For years, the songs were byproducts of advertising slogans, corporate mottoes, promotional jingles and even drab mission statements. But when these companies began to compete with more internationally glamorous industries that had entire departments devoted to maintaining employee complacency, most personnel supervisors were forced to reinvent the entire factory song system. Initially, they raided their region's best known music industry and hired karaoke composers by the hundreds to write new material. Unfortunately for them, these tunemongers couldn't identify for long with the company party line. After receiving a couple of handsome commission checks, they began to write songs about corporate greed, workforce downsizing and the brutalizing of labor unions. Quickly, the companies developed their own music guilds out of the ranks of their own indoctrinated-from-birth middle management trainees. Once again, factory songs spoke of loyalty to the company and devotion to their jobs and numb acceptance of their individual inconsequence. But now, the songs had a modern beat that appealed to the contemporary coolie, the rowdy roustabout, the junked-up jobholder.

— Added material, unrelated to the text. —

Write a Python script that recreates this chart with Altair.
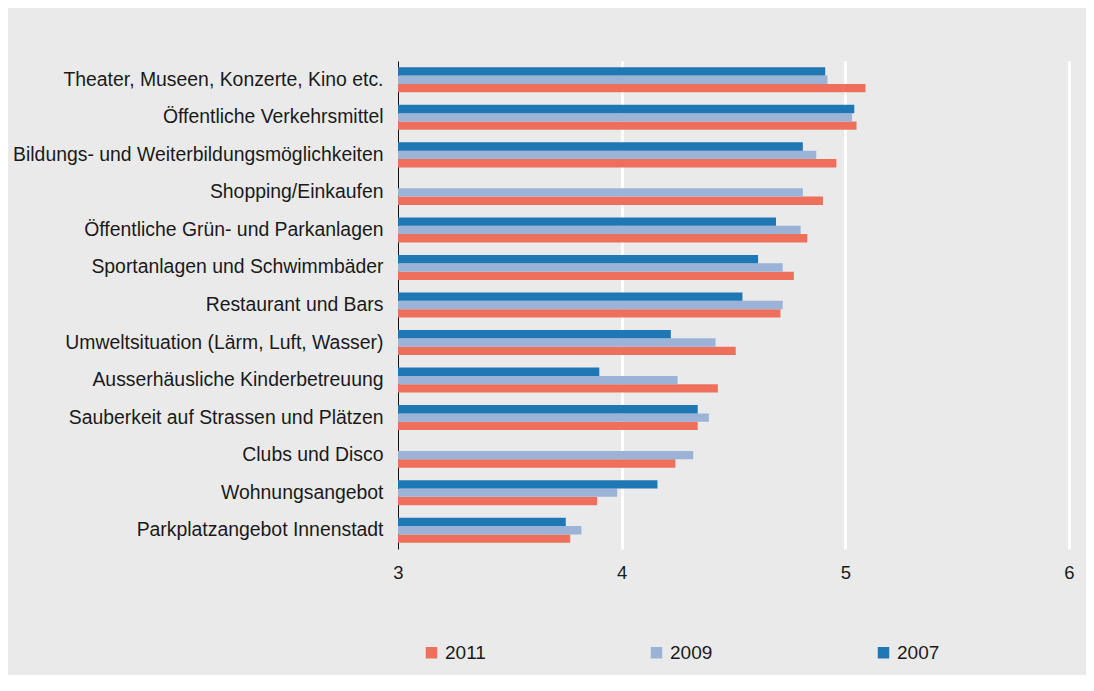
import altair as alt
import pandas as pd

categories = [
    "Theater, Museen, Konzerte, Kino etc.",
    "Öffentliche Verkehrsmittel",
    "Bildungs- und Weiterbildungsmöglichkeiten",
    "Shopping/Einkaufen",
    "Öffentliche Grün- und Parkanlagen",
    "Sportanlagen und Schwimmbäder",
    "Restaurant und Bars",
    "Umweltsituation (Lärm, Luft, Wasser)",
    "Ausserhäusliche Kinderbetreuung",
    "Sauberkeit auf Strassen und Plätzen",
    "Clubs und Disco",
    "Wohnungsangebot",
    "Parkplatzangebot Innenstadt",
]
v2011 = [5.09, 5.05, 4.96, 4.90, 4.83, 4.77, 4.71, 4.51, 4.43, 4.34, 4.24, 3.89, 3.77]
v2009 = [4.92, 5.03, 4.87, 4.81, 4.80, 4.72, 4.72, 4.42, 4.25, 4.39, 4.32, 3.98, 3.82]
v2007 = [4.91, 5.04, 4.81, None, 4.69, 4.61, 4.54, 4.22, 3.90, 4.34, None, 4.16, 3.75]
years = ["2011", "2009", "2007"]
colors = ["#ee6f5b", "#9ab3d7", "#1f78b4"]
x_ticks = [3, 4, 5, 6]
x_base = 3

rows = []
for yr, vals in zip(years, [v2011, v2009, v2007]):
    for c, v in zip(categories, vals):
        if v is not None:
            rows.append({"Kategorie": c, "Jahr": yr, "Wert": v})
df = pd.DataFrame(rows)

FONT = "Liberation Sans"

chart = alt.Chart(df).mark_bar().encode(
    y=alt.Y("Kategorie:N", sort=categories,
            scale=alt.Scale(paddingInner=0.333, paddingOuter=0.167),
            axis=alt.Axis(title=None, ticks=False, domain=True, domainColor="#111111",
                          domainWidth=1, labelPadding=15, labelFontSize=19.4,
                          labelColor="#1a1a1a", labelFont=FONT, labelLimit=600, grid=False)),
    yOffset=alt.YOffset("Jahr:N", sort=["2007", "2009", "2011"],
                        scale=alt.Scale(paddingInner=0, paddingOuter=0)),
    x=alt.X("Wert:Q", scale=alt.Scale(domain=[3, 6], zero=False, nice=False),
            axis=alt.Axis(title=None, values=x_ticks, format="d", grid=True,
                          gridColor="white", gridWidth=3,
                          gridOpacity=alt.ExprRef("datum.value == 3 ? 0 : 1"),
                          domain=False, ticks=False, labelPadding=14, labelFlush=False,
                          labelFontSize=18.5, labelColor="#1a1a1a", labelFont=FONT)),
    x2=alt.datum(x_base),
    color=alt.Color("Jahr:N", scale=alt.Scale(domain=years, range=colors),
                    legend=alt.Legend(title=None, orient="none", direction="horizontal",
                                      columns=3, legendX=24, legendY=582,
                                      columnPadding=161, symbolType="square",
                                      symbolSize=132, symbolStrokeWidth=0,
                                      labelOffset=4, labelFontSize=19,
                                      labelColor="#1a1a1a", labelFont=FONT)),
).properties(
    width=671, height=488,
    background="#eaeaea",
    padding={"left": 390, "top": 53, "right": 17, "bottom": 126},
    autosize=alt.AutoSizeParams(type="none"),
).configure_view(stroke=None)

chart.save("out.html", embed_options={"renderer": "svg", "actions": False})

Eventually, the factory song concept, like so many transistor radios, 8-track players and portable TVs before them, was snatched from the biogeographic shores of eastern Asia and repotted in America's visionary-challenged fields. And while the bootlicking corporate ditty has not yet taken root here, the self-fawning Official State Song has. Case in point: the current search for a new Vermont state song. The previous preference-by-default, "Moonlight in Vermont," was never officially sanctioned by the state legislature. Now, in a transparent attempt to shift the public focus away from partisan polemics and municipal bickering, a couple of weasels in the electorate have trotted out some cockamamie scheme for a new state song. It's a three-tiered competition open to rank amateurs, accredited school children and seasoned music professionals. The criteria are: it must be singable; it must be adaptable to sundry orchestrations; and it must reflect the essence of Vermont. Judges familiar with tin can alley constructs will pick the winner from ten finalists selected by State Song Headquarters. At this point in the competition, the K&D New Music Research Junta hereby offers its own entry.

(to the tune of the Repelican March)

If you filed a 1040-A, enter the income tax shown on line 25; or if you adjusted your federal tax ...

Got a woodstove in the pickup, a chainsaw in the bedroom, my mom's incarcerated for growing marijuana on state la-an-an-and

My reading skill's abysmal, I thought the French First Counsel was named for kitchen flooring that exploded, Linoleum Blownapart

Ver-hermont, it's icy; Ver-hermont it's vermin and mice-y; we're north of Georgia, Delaware, too, a state without a zoo; unlike Hong Kong, the winters are long, but now we have a state song

Oh VER, Ver-hermont, it's hilly, Ver-hermont, the cuisine is silly; our cacti, guava, Panama pants are imported from Peru; if we don't have food on our table we shoot tourists to make do

MONT, Ver-hermont, ramshackle, Ver-hermont, the home of the grackle, with license plates all green and tin a-rusting on our cars, no land use permits for salt mines, Act 250's just a farce

We're VER Ver ... em ... on ... t.

This state song entry, while just featured on the 204th episode of Kalvos & Damian's New Music Bazaar, does not necessarily reflect the opinions of the show, its assigns, sponsors or, not surprisingly, Kalvos.